The claim, by former chief executive Mary Allen, will prove acutely embarrassing to Sir Colin, who is also chairman of EMI. The deputy chairman of the Royal Opera House board is a woman, Vivien Duffield, the philanthropist who has given millions of pounds of her own money to the ROH.
She was appointed deputy chairman by Chris Smith, the Secretary of State for Culture, Media and Sport, not by Sir Colin. Relations between Sir Colin and Mrs Duffield are said by insiders to be strained and Mrs Duffield is reported to have threatened to withdraw her financial support from the opera house if the situation does not improve.
Today she is expected to announce a large donation to a non-operatic area; several million pounds to museums.
Mrs Allen, who was chief executive of the opera house until her resignation earlier this year, makes her accusation about Sir Colin in her diaries, which are to be published next month. In a section that has not been serialised and will provoke fresh controversy, she writes:
"He [Sir Colin] then began talking about prospective board members, and mentioned a number of people, all of whom were men. I said that in my experience, groups of this kind functioned better when there are roughly equal numbers of men and women.
"`It's almost impossible to find women for non-executive positions: they're not tough enough,' he replied.
"I told him that I knew a number of very tough women and, if he would find it helpful, I could give him a list of names.
"`No, women can't be tough without being emotional,' he said. I roared with laughter. `That's rich coming from a man.' I said. `Most of the emotion I have encountered at meetings comes from men.'
"`Ah, yes, but that's because we have bigger hearts.'
In another passage Mrs Allen writes: "The discussion then turned to a letter Colin had received from the Arts Council saying, among other things, that they were looking for a gender balance on the Board.
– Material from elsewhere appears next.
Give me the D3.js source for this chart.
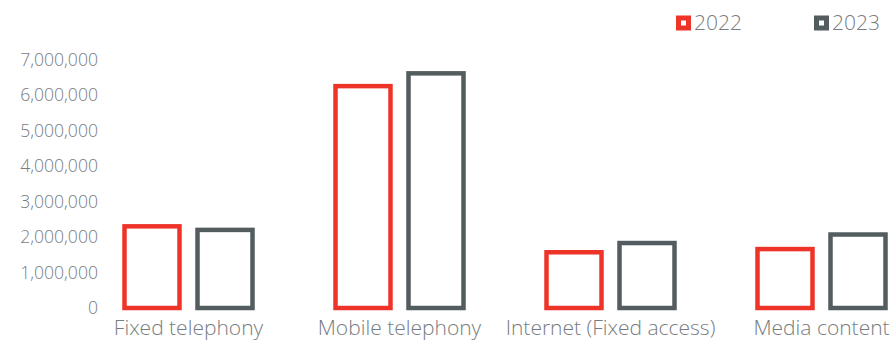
<!DOCTYPE html>
<html>
<head>
<meta charset="utf-8">
<script src="https://cdn.jsdelivr.net/npm/d3@7"></script>
<style>
  html, body { margin: 0; padding: 0; background: #fff; }
  svg { display: block; }
</style>
</head>
<body>
<svg id="chart" width="890" height="341"></svg>
<script>
// Revenue by service line, 2022 vs 2023
const categories = ["Fixed telephony", "Mobile telephony", "Internet (Fixed access)", "Media content"];
const years = ["2022", "2023"];
const values2022 = [2300000, 6250000, 1570000, 1660000];
const values2023 = [2200000, 6610000, 1830000, 2070000];
const yTicks = [0, 1000000, 2000000, 3000000, 4000000, 5000000, 6000000, 7000000];

const colors = { "2022": "#ee3429", "2023": "#535c5f" };
const textColor = "#777c80";

const svg = d3.select("#chart");

const y = d3.scaleLinear().domain([0, 7000000]).range([308, 59.5]);

const x0 = d3.scaleBand().domain(categories).range([83, 927]).paddingInner(0).paddingOuter(0);
const x1 = d3.scaleBand().domain(years).range([41.5, 169.5]).paddingInner(0.2466).paddingOuter(0);

// y axis labels only (no line, no ticks)
const yAxis = d3.axisLeft(y)
  .tickValues(yTicks)
  .tickFormat(d3.format(","))
  .tickSize(0)
  .tickPadding(0);

const gy = svg.append("g").attr("transform", "translate(98,0)").call(yAxis);
gy.select(".domain").remove();
gy.selectAll("text")
  .attr("fill", textColor)
  .style("font-family", "'Open Sans', sans-serif")
  .style("font-weight", 300)
  .style("font-size", "17.6px");

// x axis category labels
const xAxis = d3.axisBottom(x0).tickSize(0).tickPadding(0);
const gx = svg.append("g").attr("transform", "translate(0,320)").call(xAxis);
gx.select(".domain").remove();
gx.selectAll("text")
  .attr("fill", textColor)
  .style("font-family", "'Open Sans', sans-serif")
  .style("font-weight", 300)
  .style("font-size", "21px");

// outlined bars
const rows = categories.map((c, i) => ({ cat: c, vals: [
  { year: "2022", v: values2022[i] },
  { year: "2023", v: values2023[i] }
]}));

const groups = svg.append("g").selectAll("g")
  .data(rows)
  .join("g")
  .attr("transform", d => `translate(${x0(d.cat)},0)`);

groups.selectAll("rect")
  .data(d => d.vals)
  .join("rect")
  .attr("x", d => x1(d.year))
  .attr("width", x1.bandwidth())
  .attr("y", d => y(d.v))
  .attr("height", d => y(0) - y(d.v))
  .attr("fill", "none")
  .attr("stroke", d => colors[d.year])
  .attr("stroke-width", 4.5);

// legend
const legendX = { "2022": 676, "2023": 814 };
const legend = svg.append("g").selectAll("g")
  .data(years)
  .join("g")
  .attr("transform", d => `translate(${legendX[d]},15.5)`);

legend.append("rect")
  .attr("x", 2.5).attr("y", 2.5)
  .attr("width", 10).attr("height", 10)
  .attr("fill", "#fff")
  .attr("stroke", d => colors[d])
  .attr("stroke-width", 5);

legend.append("text")
  .attr("x", 18)
  .attr("y", 14.5)
  .attr("fill", textColor)
  .style("font-family", "'Open Sans', sans-serif")
  .style("font-weight", 300)
  .style("font-size", "21px")
  .text(d => d);
</script>
</body>
</html>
"He then made a number of trenchant comments about Kathryn McDowell [Arts Council music officer].
"He said, quite adamantly, that he didn't know any women who he thought were good enough to serve on the Board."
In one of her entries, Mrs Allen records how she started speaking at a meeting on planning and Sir Colin got up and started offering everyone tea and coffee. he then said: "Oh, go on, unlike most women I can concentrate on more than one thing at a time."